**DATA EXCERPT:**
○ ○ ○ ○

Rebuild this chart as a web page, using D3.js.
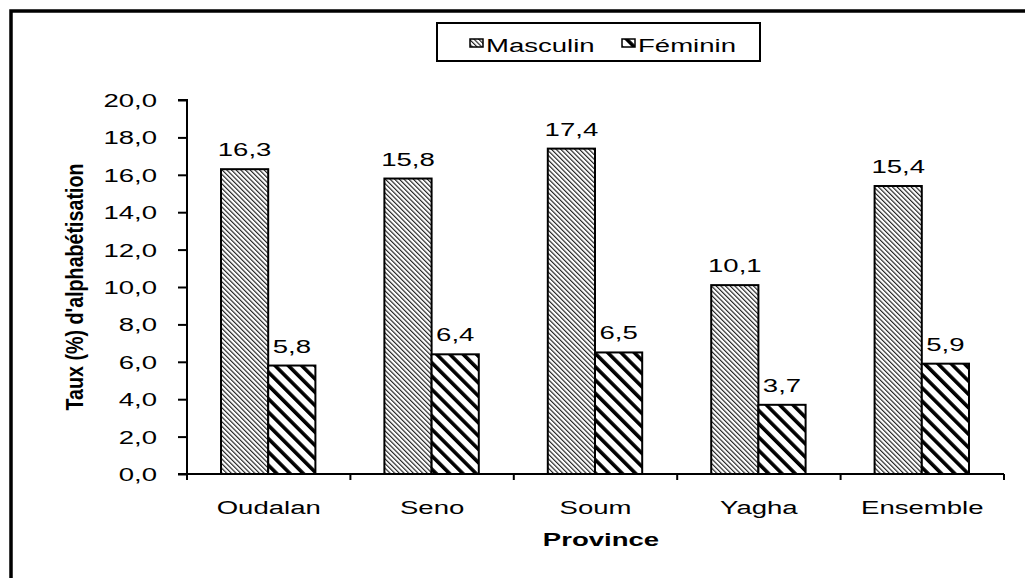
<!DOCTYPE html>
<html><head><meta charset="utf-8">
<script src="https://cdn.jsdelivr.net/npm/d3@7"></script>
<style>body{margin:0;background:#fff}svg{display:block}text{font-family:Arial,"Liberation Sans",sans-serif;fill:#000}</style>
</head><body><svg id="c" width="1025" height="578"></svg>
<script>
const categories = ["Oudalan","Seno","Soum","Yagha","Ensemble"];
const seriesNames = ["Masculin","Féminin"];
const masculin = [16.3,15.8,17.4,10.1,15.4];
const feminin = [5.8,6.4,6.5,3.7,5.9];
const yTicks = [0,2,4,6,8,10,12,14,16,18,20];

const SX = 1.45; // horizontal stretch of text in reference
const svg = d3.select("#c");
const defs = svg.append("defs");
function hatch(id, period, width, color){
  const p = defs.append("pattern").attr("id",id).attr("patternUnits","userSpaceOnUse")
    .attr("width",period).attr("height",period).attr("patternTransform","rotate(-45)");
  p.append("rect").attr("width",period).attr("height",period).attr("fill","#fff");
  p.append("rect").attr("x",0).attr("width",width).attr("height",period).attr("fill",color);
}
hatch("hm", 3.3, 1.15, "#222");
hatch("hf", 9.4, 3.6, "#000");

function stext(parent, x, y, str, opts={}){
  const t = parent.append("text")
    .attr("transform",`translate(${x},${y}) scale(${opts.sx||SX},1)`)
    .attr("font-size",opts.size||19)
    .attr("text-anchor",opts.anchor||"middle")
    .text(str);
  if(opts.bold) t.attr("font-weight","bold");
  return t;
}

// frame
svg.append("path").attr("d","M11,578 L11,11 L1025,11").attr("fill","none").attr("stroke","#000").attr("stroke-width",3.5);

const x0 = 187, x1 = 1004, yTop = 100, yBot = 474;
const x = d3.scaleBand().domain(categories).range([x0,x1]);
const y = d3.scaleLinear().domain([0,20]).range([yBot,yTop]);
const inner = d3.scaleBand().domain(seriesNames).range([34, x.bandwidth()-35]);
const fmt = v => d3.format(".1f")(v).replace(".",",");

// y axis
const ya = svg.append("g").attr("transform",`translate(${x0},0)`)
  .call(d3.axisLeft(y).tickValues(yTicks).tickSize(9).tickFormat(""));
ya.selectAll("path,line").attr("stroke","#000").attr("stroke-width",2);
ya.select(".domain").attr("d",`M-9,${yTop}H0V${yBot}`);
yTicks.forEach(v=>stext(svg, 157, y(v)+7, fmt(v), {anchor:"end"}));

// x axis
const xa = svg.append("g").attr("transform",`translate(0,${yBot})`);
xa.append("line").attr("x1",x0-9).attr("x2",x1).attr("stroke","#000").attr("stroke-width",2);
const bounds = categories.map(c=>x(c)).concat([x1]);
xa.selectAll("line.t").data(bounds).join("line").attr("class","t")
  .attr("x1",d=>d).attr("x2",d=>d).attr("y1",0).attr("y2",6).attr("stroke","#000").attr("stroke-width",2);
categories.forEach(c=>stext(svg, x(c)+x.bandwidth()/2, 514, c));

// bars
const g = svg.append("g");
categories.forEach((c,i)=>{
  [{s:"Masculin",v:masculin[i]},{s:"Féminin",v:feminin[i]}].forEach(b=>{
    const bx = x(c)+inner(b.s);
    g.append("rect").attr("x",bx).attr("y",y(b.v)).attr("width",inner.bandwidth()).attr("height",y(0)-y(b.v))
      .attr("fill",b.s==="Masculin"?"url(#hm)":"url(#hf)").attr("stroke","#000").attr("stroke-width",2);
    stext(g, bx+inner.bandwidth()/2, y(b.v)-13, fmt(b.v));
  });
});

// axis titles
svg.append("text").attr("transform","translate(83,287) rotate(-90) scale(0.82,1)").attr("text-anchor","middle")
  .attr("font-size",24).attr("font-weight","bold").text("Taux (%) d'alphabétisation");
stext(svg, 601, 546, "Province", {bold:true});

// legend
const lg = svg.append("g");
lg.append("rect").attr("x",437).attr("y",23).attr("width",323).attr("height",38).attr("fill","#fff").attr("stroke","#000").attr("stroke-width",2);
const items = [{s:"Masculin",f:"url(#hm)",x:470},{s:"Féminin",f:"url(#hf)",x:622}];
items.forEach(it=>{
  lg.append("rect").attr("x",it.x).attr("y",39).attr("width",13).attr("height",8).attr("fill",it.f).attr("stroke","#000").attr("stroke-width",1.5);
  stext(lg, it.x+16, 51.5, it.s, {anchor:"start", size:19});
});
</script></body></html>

○ ○ ○ ○

**PROBLEM DETAILS:** Give again, exactly, the lines from the start of the data through the one holding "const yTicks = [0,2,4,6,8,10,12,14,16,18,20];"; omit the pictures.

**THE ANSWER:**
Rebuild this chart as a web page, using D3.js.
<!DOCTYPE html>
<html><head><meta charset="utf-8">
<script src="https://cdn.jsdelivr.net/npm/d3@7"></script>
<style>body{margin:0;background:#fff}svg{display:block}text{font-family:Arial,"Liberation Sans",sans-serif;fill:#000}</style>
</head><body><svg id="c" width="1025" height="578"></svg>
<script>
const categories = ["Oudalan","Seno","Soum","Yagha","Ensemble"];
const seriesNames = ["Masculin","Féminin"];
const masculin = [16.3,15.8,17.4,10.1,15.4];
const feminin = [5.8,6.4,6.5,3.7,5.9];
const yTicks = [0,2,4,6,8,10,12,14,16,18,20];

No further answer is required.